SOURCE DATA →
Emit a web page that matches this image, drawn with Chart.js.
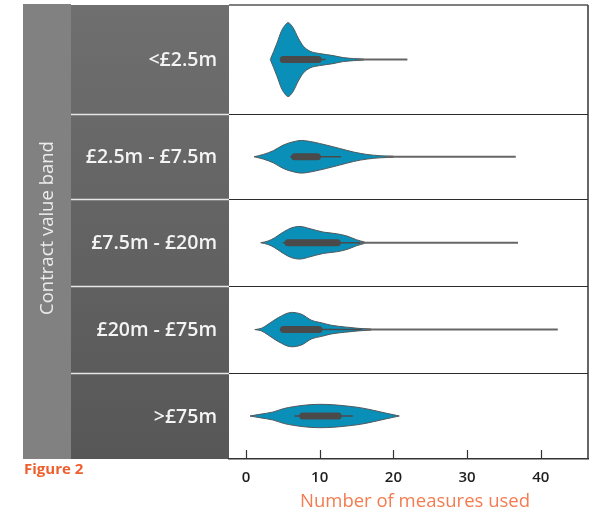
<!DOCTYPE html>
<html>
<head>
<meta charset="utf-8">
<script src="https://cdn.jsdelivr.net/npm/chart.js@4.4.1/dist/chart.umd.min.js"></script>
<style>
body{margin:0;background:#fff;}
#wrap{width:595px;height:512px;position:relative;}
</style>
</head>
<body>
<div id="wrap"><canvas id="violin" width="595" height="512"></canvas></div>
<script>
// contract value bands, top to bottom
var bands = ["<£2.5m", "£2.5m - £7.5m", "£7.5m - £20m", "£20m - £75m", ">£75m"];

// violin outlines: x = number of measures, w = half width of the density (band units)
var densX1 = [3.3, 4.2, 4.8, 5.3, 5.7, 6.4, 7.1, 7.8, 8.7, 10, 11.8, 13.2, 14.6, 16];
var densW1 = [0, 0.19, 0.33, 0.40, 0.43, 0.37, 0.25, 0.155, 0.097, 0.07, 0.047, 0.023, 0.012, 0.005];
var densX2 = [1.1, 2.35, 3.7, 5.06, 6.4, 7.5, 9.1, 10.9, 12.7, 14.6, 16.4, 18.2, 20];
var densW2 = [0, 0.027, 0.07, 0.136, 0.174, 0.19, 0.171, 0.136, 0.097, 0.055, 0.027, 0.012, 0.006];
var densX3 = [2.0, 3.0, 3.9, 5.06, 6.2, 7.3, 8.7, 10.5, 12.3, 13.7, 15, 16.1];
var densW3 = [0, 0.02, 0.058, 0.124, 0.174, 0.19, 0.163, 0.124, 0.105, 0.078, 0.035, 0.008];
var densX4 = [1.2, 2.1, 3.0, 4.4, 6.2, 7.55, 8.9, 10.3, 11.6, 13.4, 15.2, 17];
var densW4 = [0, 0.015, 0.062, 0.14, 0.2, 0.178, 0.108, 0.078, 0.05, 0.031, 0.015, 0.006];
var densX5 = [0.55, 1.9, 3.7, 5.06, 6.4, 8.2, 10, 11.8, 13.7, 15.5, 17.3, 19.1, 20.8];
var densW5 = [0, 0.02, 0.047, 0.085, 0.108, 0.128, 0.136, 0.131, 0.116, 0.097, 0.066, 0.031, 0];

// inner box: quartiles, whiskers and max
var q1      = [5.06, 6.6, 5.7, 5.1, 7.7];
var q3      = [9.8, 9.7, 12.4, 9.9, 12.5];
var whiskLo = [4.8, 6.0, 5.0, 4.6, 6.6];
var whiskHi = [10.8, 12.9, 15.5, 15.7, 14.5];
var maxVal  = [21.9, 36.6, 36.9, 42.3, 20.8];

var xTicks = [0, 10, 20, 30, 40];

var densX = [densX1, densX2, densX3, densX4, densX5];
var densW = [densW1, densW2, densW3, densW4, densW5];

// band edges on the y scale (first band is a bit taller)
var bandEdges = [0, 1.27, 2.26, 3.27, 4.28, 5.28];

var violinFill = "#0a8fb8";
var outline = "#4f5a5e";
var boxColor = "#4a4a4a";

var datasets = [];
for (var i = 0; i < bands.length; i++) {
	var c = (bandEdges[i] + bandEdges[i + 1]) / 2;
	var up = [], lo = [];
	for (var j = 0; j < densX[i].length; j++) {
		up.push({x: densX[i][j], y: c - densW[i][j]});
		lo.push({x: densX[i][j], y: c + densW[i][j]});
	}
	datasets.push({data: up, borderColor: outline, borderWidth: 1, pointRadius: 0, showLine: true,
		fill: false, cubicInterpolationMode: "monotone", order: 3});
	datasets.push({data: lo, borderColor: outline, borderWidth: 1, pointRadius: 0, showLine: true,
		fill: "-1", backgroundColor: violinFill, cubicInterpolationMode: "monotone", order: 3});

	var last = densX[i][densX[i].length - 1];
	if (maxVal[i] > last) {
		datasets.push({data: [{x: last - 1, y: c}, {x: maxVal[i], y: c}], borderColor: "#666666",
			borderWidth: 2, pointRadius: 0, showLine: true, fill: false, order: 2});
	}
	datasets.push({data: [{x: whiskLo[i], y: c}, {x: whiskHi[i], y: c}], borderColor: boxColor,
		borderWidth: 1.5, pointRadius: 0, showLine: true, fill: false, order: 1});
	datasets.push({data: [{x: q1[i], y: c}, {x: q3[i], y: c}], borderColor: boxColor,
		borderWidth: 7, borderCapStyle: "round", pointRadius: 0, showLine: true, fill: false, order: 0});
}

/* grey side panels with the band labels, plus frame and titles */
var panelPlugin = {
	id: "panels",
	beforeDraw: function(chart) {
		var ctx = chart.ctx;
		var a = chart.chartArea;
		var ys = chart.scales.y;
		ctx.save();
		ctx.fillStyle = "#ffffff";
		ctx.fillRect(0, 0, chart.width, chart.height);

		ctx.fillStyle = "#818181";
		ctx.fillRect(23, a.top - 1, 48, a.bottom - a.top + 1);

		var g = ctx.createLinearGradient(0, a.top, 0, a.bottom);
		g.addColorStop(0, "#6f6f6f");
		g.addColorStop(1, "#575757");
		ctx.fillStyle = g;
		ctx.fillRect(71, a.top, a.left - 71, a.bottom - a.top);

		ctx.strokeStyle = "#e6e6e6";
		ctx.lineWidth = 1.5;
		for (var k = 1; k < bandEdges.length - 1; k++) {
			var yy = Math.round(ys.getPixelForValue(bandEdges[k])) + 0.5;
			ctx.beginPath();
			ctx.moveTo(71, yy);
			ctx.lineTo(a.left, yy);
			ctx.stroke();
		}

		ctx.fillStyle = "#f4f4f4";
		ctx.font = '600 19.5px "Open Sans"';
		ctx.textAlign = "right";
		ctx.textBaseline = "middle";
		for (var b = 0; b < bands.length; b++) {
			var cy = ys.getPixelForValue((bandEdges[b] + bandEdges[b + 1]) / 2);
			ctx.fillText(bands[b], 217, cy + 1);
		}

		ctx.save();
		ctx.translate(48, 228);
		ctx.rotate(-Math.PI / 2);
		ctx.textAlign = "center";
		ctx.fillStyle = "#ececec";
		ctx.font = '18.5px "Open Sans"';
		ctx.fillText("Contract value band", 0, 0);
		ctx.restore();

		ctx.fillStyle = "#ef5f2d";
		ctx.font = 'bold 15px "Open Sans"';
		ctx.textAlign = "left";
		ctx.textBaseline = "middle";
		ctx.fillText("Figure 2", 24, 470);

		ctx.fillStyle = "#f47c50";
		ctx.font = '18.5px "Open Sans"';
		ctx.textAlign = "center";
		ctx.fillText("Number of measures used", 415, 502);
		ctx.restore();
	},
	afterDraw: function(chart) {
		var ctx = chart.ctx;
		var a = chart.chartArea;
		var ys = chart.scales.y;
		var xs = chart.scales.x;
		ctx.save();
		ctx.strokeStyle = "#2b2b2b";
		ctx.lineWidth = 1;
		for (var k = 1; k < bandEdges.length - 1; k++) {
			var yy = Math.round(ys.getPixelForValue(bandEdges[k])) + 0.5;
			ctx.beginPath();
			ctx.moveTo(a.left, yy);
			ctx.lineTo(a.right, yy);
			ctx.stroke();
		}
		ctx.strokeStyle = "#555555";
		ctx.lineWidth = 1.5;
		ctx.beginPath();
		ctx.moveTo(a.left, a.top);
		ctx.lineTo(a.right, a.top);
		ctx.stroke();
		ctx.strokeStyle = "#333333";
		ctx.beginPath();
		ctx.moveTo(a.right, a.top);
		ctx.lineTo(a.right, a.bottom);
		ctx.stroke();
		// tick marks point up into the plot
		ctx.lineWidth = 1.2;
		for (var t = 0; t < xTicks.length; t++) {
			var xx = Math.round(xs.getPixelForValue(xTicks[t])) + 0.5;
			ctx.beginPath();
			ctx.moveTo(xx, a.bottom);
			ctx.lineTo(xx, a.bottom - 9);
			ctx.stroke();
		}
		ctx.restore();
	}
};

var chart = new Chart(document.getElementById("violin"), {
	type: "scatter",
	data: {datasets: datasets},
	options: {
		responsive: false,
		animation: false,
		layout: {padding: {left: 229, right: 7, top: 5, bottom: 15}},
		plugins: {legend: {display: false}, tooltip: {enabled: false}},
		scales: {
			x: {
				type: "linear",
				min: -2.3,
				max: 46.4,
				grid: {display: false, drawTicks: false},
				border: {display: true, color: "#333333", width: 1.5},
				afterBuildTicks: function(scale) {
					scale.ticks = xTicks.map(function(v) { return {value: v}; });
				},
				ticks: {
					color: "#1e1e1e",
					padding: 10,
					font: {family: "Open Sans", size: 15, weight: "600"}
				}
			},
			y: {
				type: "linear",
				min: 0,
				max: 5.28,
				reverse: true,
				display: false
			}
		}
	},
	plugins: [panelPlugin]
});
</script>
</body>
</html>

THE TASK → Reproduce the material above exactly, first line through the line that contains "0.066, 0.031, 0];", minus the pictures.

RESULT OF THIS EXERCISE →
Emit a web page that matches this image, drawn with Chart.js.
<!DOCTYPE html>
<html>
<head>
<meta charset="utf-8">
<script src="https://cdn.jsdelivr.net/npm/chart.js@4.4.1/dist/chart.umd.min.js"></script>
<style>
body{margin:0;background:#fff;}
#wrap{width:595px;height:512px;position:relative;}
</style>
</head>
<body>
<div id="wrap"><canvas id="violin" width="595" height="512"></canvas></div>
<script>
// contract value bands, top to bottom
var bands = ["<£2.5m", "£2.5m - £7.5m", "£7.5m - £20m", "£20m - £75m", ">£75m"];

// violin outlines: x = number of measures, w = half width of the density (band units)
var densX1 = [3.3, 4.2, 4.8, 5.3, 5.7, 6.4, 7.1, 7.8, 8.7, 10, 11.8, 13.2, 14.6, 16];
var densW1 = [0, 0.19, 0.33, 0.40, 0.43, 0.37, 0.25, 0.155, 0.097, 0.07, 0.047, 0.023, 0.012, 0.005];
var densX2 = [1.1, 2.35, 3.7, 5.06, 6.4, 7.5, 9.1, 10.9, 12.7, 14.6, 16.4, 18.2, 20];
var densW2 = [0, 0.027, 0.07, 0.136, 0.174, 0.19, 0.171, 0.136, 0.097, 0.055, 0.027, 0.012, 0.006];
var densX3 = [2.0, 3.0, 3.9, 5.06, 6.2, 7.3, 8.7, 10.5, 12.3, 13.7, 15, 16.1];
var densW3 = [0, 0.02, 0.058, 0.124, 0.174, 0.19, 0.163, 0.124, 0.105, 0.078, 0.035, 0.008];
var densX4 = [1.2, 2.1, 3.0, 4.4, 6.2, 7.55, 8.9, 10.3, 11.6, 13.4, 15.2, 17];
var densW4 = [0, 0.015, 0.062, 0.14, 0.2, 0.178, 0.108, 0.078, 0.05, 0.031, 0.015, 0.006];
var densX5 = [0.55, 1.9, 3.7, 5.06, 6.4, 8.2, 10, 11.8, 13.7, 15.5, 17.3, 19.1, 20.8];
var densW5 = [0, 0.02, 0.047, 0.085, 0.108, 0.128, 0.136, 0.131, 0.116, 0.097, 0.066, 0.031, 0];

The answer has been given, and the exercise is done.